SYNTHETIC DRUGS A GROWING THREAT
Production Easy. Money Spent On Illicit Drugs Tops Gdp Of 88% Of World's Countries
Marijuana remains the drug of choice around the world, but the surge in clandestine methamphetamine production is a growing concern, an international conference on fighting drugs heard yesterday.
"Synthetic drugs are really one of the key threats that we have to look at over the next few years," Derek Ogden, the RCMP's director general, drugs and organized crime, told the 24th International Drug Enforcement Conference in Montreal yesterday.
The production of these drugs is easy, but its toll on users and environmental harm to communities are severe, he told nearly 300 delegates from 76 countries.
Synthetic drugs are a growing portion of the estimated $ billion U.S. spent annually around the world on illicit drugs. That exceeds the gross domestic product of 88 per cent of countries in the world.
Karen Tandy, administrator of the U.S. Drug Enforcement Administration, said an estimated 26 million people worldwide use ecstasy and methamphetamines, which she added still ranks well behind the 161 million users of various forms of cannabis.
Addiction to ecstasy or meth leaves users physically battered by the potent chemicals.
Criminals are attempting to avoid law enforcement by rerouting precursor drugs like ephedrine through various countries, particularly in Africa.
Canada is increasingly becoming a destination of choice. Canadian police dismantled 30 clandestine labs last year, up from 14 a year earlier, RCMP Deputy Commissioner Pierre-Yves Bourduas said.

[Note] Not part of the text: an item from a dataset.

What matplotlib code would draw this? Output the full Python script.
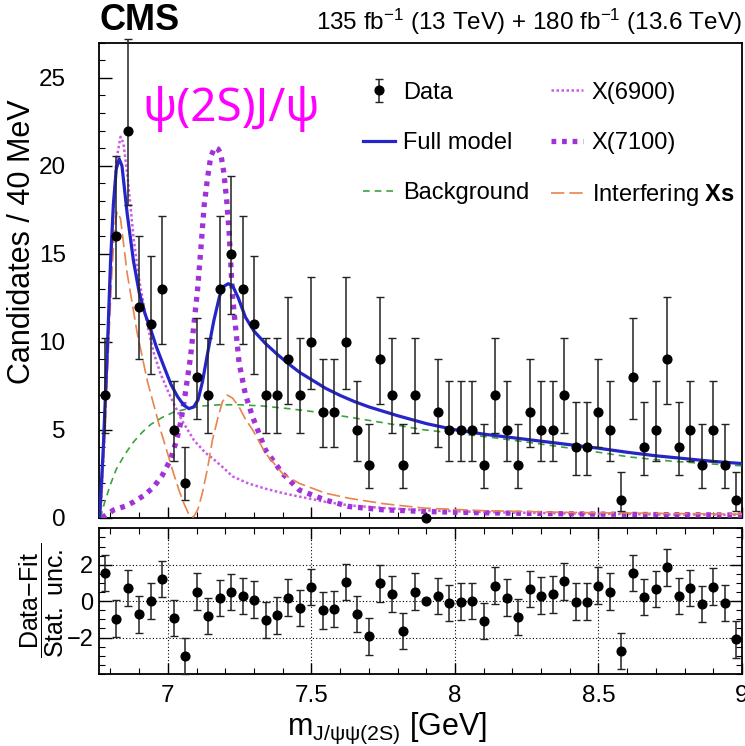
import numpy as np
import matplotlib
matplotlib.use('Agg')
import matplotlib.pyplot as plt
from matplotlib.ticker import MultipleLocator, FixedLocator, NullFormatter, FuncFormatter

plt.rcParams['font.family'] = ['Liberation Sans', 'DejaVu Sans']
plt.rcParams['mathtext.fontset'] = 'custom'
plt.rcParams['mathtext.rm'] = 'Liberation Sans'
plt.rcParams['mathtext.it'] = 'Liberation Sans:italic'
plt.rcParams['mathtext.bf'] = 'Liberation Sans:bold'

# ---------------- data ----------------
bin_centers = [6.78 + 0.04 * k for k in range(56)]
counts = [7, 16, 22, 12, 11, 13, 5, 2, 8, 7,
          13, 15, 13, 11, 7, 7, 9, 7, 10, 6,
          6, 10, 5, 3, 9, 7, 3, 7, 0, 6,
          5, 5, 5, 3, 7, 5, 3, 6, 5, 5,
          7, 4, 4, 6, 5, 1, 8, 4, 5, 9,
          4, 5, 3, 5, 3, 1]
pulls = [1.55, -0.96, 0.71, -0.73, 0.0, 1.22, -0.93, -3.0, 0.53, -0.82,
         0.16, 0.49, 0.27, 0.09, -1.05, -0.78, 0.19, -0.38, 0.77, -0.51,
         -0.42, 1.04, -0.69, -1.93, 0.98, 0.40, -1.64, 0.53, 0.0, 0.27,
         -0.09, -0.02, 0.0, -1.09, 0.86, 0.19, -0.87, 0.68, 0.31, 0.37,
         1.09, -0.02, -0.02, 0.86, 0.53, -2.75, 1.55, 0.22, 0.68, 1.86,
         0.27, 0.73, -0.14, 0.80, -0.09, -2.1]

full_x = [6.762, 6.775, 6.79, 6.80, 6.81, 6.82, 6.83, 6.84, 6.858, 6.88, 6.90, 6.92, 6.94,
          6.96, 6.986, 7.01, 7.033, 7.055, 7.073, 7.09, 7.105, 7.12, 7.14, 7.16, 7.18,
          7.195, 7.21, 7.225, 7.245, 7.27, 7.30, 7.34, 7.38, 7.42, 7.46, 7.50, 7.55,
          7.60, 7.65, 7.70, 7.80, 7.90, 8.00, 8.10, 8.20, 8.30, 8.40, 8.50, 8.60,
          8.70, 8.80, 8.90, 9.00]
full_y = [0, 4, 10, 14.5, 17.8, 19.8, 20.4, 20.0, 17.3, 14.6, 12.8, 11.6, 10.7,
          9.7, 8.6, 7.6, 6.9, 6.4, 6.2, 6.3, 6.7, 7.7, 9.5, 11.2, 12.6,
          13.15, 13.3, 13.2, 12.5, 11.4, 10.6, 9.9, 9.3, 8.75, 8.25, 7.85, 7.35,
          6.95, 6.6, 6.3, 5.8, 5.35, 5.0, 4.75, 4.55, 4.35, 4.15, 3.95, 3.72,
          3.52, 3.36, 3.2, 3.08]

bkg_x = [6.765, 6.78, 6.80, 6.82, 6.85, 6.88, 6.91, 6.94, 6.98, 7.02, 7.07, 7.12, 7.18,
         7.25, 7.33, 7.42, 7.52, 7.63, 7.75, 7.89, 8.00, 8.12, 8.25, 8.36, 8.50, 8.61,
         8.75, 8.90, 9.00]
bkg_y = [0, 0.9, 1.9, 2.75, 3.6, 4.3, 4.85, 5.3, 5.7, 6.0, 6.2, 6.35, 6.42,
         6.42, 6.35, 6.2, 6.0, 5.72, 5.4, 5.0, 4.8, 4.58, 4.3, 4.05, 3.72, 3.45,
         3.22, 3.05, 2.95]

x6900_x = [6.765, 6.78, 6.795, 6.81, 6.82, 6.835, 6.845, 6.86, 6.881, 6.90, 6.928, 6.95,
           6.974, 7.00, 7.02, 7.05, 7.091, 7.13, 7.161, 7.196, 7.225, 7.28, 7.34, 7.40,
           7.458, 7.55, 7.633, 7.75, 7.90, 8.10, 8.40, 8.70, 9.00]
x6900_y = [0, 5, 12, 17.5, 20.3, 21.65, 21.3, 19.3, 15.8, 13.5, 11.0, 9.4,
           8.2, 7.2, 6.5, 5.5, 4.4, 3.7, 3.3, 2.8, 2.35, 1.95, 1.65, 1.4,
           1.2, 0.9, 0.7, 0.55, 0.42, 0.32, 0.24, 0.19, 0.16]

x7100_x = [6.77, 6.811, 6.85, 6.881, 6.92, 6.951, 6.98, 7.009, 7.03, 7.044, 7.06, 7.079,
           7.09, 7.103, 7.115, 7.126, 7.138, 7.149, 7.163, 7.175, 7.184, 7.195, 7.205,
           7.213, 7.225, 7.248, 7.27, 7.295, 7.34, 7.40, 7.458, 7.55, 7.633, 7.75, 7.90,
           8.10, 8.40, 8.70, 9.00]
x7100_y = [0, 0.44, 0.65, 0.9, 1.3, 1.76, 2.4, 3.3, 4.4, 5.36, 7.0, 9.15,
           10.9, 12.9, 15.3, 17.7, 19.3, 20.5, 21.05, 20.95, 20.7, 19.6, 18.0,
           16.3, 12.6, 8.8, 7.0, 5.74, 3.85, 2.5, 1.57, 1.0, 0.63, 0.45, 0.35,
           0.28, 0.22, 0.18, 0.15]

interf_x = [6.765, 6.78, 6.794, 6.805, 6.815, 6.823, 6.835, 6.858, 6.893, 6.928, 6.974,
            7.00, 7.02, 7.04, 7.056, 7.07, 7.079, 7.09, 7.105, 7.12, 7.138, 7.155, 7.173,
            7.19, 7.207, 7.225, 7.248, 7.27, 7.295, 7.34, 7.40, 7.458, 7.55, 7.633, 7.75,
            7.89, 8.10, 8.40, 8.70, 9.00]
interf_y = [0, 4.5, 10.1, 14.0, 16.6, 17.4, 17.0, 13.9, 10.5, 7.8, 5.0,
            3.6, 2.5, 1.5, 0.8, 0.3, 0.05, 0.05, 0.5, 1.4, 2.8, 4.4, 5.6,
            6.6, 6.97, 6.8, 6.3, 5.6, 5.0, 3.66, 2.5, 1.95, 1.39, 1.1, 0.8,
            0.55, 0.4, 0.3, 0.25, 0.2]

# ---------------- figure ----------------
fig = plt.figure(figsize=(7.45, 7.46), dpi=100)
ax1 = fig.add_axes([0.1329, 0.306, 0.8631, 0.6368])
ax2 = fig.add_axes([0.1329, 0.0965, 0.8631, 0.1953])

c_full = '#2525c8'
c_bkg = '#3aa33a'
c_6900 = '#cc5ae8'
c_7100 = '#a032d8'
c_int = '#e8844c'

l_6900, = ax1.plot(x6900_x, x6900_y, color=c_6900, lw=1.8, ls=(0, (1, 1)), zorder=3)
l_7100, = ax1.plot(x7100_x, x7100_y, color=c_7100, lw=3.8, ls=(0, (0.9, 1.1)), zorder=3)
l_int, = ax1.plot(interf_x, interf_y, color=c_int, lw=1.2, ls=(0, (8, 3)), zorder=3)
l_bkg, = ax1.plot(bkg_x, bkg_y, color=c_bkg, lw=1.2, ls=(0, (4, 3)), zorder=3)
l_full, = ax1.plot(full_x, full_y, color=c_full, lw=2.3, zorder=4)

cnt = np.array(counts, dtype=float)
err_up = np.where(cnt > 0, 0.5 + np.sqrt(cnt + 0.25), 0.0)
err_lo = np.where(cnt > 0, np.sqrt(cnt + 0.25) - 0.5, 0.0)
data_h = ax1.errorbar(bin_centers, counts, yerr=[err_lo, err_up], fmt='o', color='k',
                      ecolor='#222222', elinewidth=1.1, capsize=2.8, capthick=1.0,
                      markersize=6.3, zorder=5, clip_on=False)

ax1.set_xlim(6.76, 9.0)
ax1.set_ylim(0, 27)
ax1.xaxis.set_major_locator(MultipleLocator(0.5))
ax1.xaxis.set_minor_locator(MultipleLocator(0.1))
ax1.yaxis.set_major_locator(MultipleLocator(5))
ax1.yaxis.set_minor_locator(MultipleLocator(1))
ax1.xaxis.set_major_formatter(NullFormatter())
ax1.tick_params(axis='both', which='both', direction='in', top=False, right=False)
ax1.tick_params(axis='y', which='major', length=9, width=1.0, labelsize=17.5, pad=24)
ax1.tick_params(axis='y', which='minor', length=4.5, width=0.8)
ax1.tick_params(axis='x', which='major', length=8, width=1.0)
ax1.tick_params(axis='x', which='minor', length=4.5, width=0.8)
for s in ax1.spines.values():
    s.set_linewidth(1.3)

ax1.legend([data_h, l_full, l_bkg, l_6900, l_7100, l_int],
           ['Data', 'Full model', 'Background', 'X(6900)', 'X(7100)',
            r'Interfering $\mathbf{Xs}$'],
           ncol=2, loc='upper left', bbox_to_anchor=(0.41, 0.918),
           fontsize=17, frameon=False, handlelength=1.35, handletextpad=0.35,
           columnspacing=0.95, labelspacing=1.2, borderaxespad=0, borderpad=0)

ax1.text(0.068, 0.86, 'ψ(2S)J/ψ', transform=ax1.transAxes, color='#ff00ff',
         fontsize=33, family=['Noto Sans', 'DejaVu Sans'], va='center', ha='left')

# ---------------- ratio ----------------
perr = [0 if c == 0 else 1 for c in counts]
ax2.errorbar(bin_centers, pulls, yerr=[perr, perr],
             fmt='o', color='k', ecolor='#222222', elinewidth=1.1, capsize=2.8, capthick=1.0,
             markersize=6.3, zorder=5, clip_on=False)
ax2.set_xlim(6.76, 9.0)
ax2.set_ylim(-4, 4)
ax2.xaxis.set_major_locator(MultipleLocator(0.5))
ax2.xaxis.set_minor_locator(MultipleLocator(0.1))
ax2.yaxis.set_major_locator(FixedLocator([-2, 0, 2]))
ax2.yaxis.set_minor_locator(MultipleLocator(0.5))
ax2.xaxis.set_major_formatter(FuncFormatter(lambda v, p: '%g' % v))
ax2.yaxis.set_major_formatter(FuncFormatter(lambda v, p: ('%g' % v).replace('-', '\u2212')))
ax2.tick_params(axis='both', which='both', direction='in', top=True, right=True)
ax2.tick_params(axis='y', which='major', length=9, width=1.0, labelsize=17, pad=4)
ax2.tick_params(axis='y', which='minor', length=4.5, width=0.8)
ax2.tick_params(axis='x', which='major', length=8, width=1.0, labelsize=17.5, pad=8)
ax2.tick_params(axis='x', which='minor', length=4.5, width=0.8)
ax2.grid(True, which='major', color='k', ls=(0, (1, 2)), lw=0.8)
for s in ax2.spines.values():
    s.set_linewidth(1.3)

# ---------------- labels ----------------
fig.text(0.133, 0.972, 'CMS', fontsize=26, fontweight='bold', ha='left', va='center')
fig.text(0.996, 0.970, r'135 fb$^{-1}$ (13 TeV) + 180 fb$^{-1}$ (13.6 TeV)',
         fontsize=17.5, ha='right', va='center')
fig.text(0.030, 1 - 242 / 746, 'Candidates / 40 MeV', rotation=90, fontsize=22,
         ha='center', va='center')
fig.text(0.056, 1 - 600 / 746, r'$\dfrac{\mathrm{Data{-}Fit}}{\mathrm{Stat.\ unc.}}$',
         rotation=90, fontsize=18, ha='center', va='center')
fig.text(0.52, 1 - 728 / 746, r'm$_{\mathrm{J/ψψ(2S)}}$ [GeV]', fontsize=22,
         ha='center', va='center')

fig.savefig('out.png', dpi=100)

"We've seen clearly across the country a resurgence of these types of labs," Bourduas said.
Tandy said disrupting the shipment of these and other drugs require a high degree of international co-operation. Such sensitive matters are being discussed behind closed doors for much of the conference.
"Intelligence, intelligence," Tandy said.
"It is all about that if we are to really hit these organizations where they are most vulnerable, if we are really to have the kind of impact that we're here to deliver to the world's greatest evil organizations."
A by-product of this intelligence has been to help coalition soldiers avert terrorist attacks in Afghanistan, she said.
More than 90 per cent of the world's heroin is supplied from this embattled region.
Critics of the U.S. drug policy held a counter symposium blocks from the official conference. They argued the U.S.-led drug war has been a failure.
But Tandy rejected the criticism, arguing that drug use is down sharply among teens and adults in the United States.
Tandy also said she is pleased with the approach of Canada's new Conservative government, which vowed not to follow through with the former Liberal government's pledge to decriminalize possession of small quantities of pot.
The conference, at the Hilton Montreal Bonaventure Hotel, began Monday and ends tomorrow.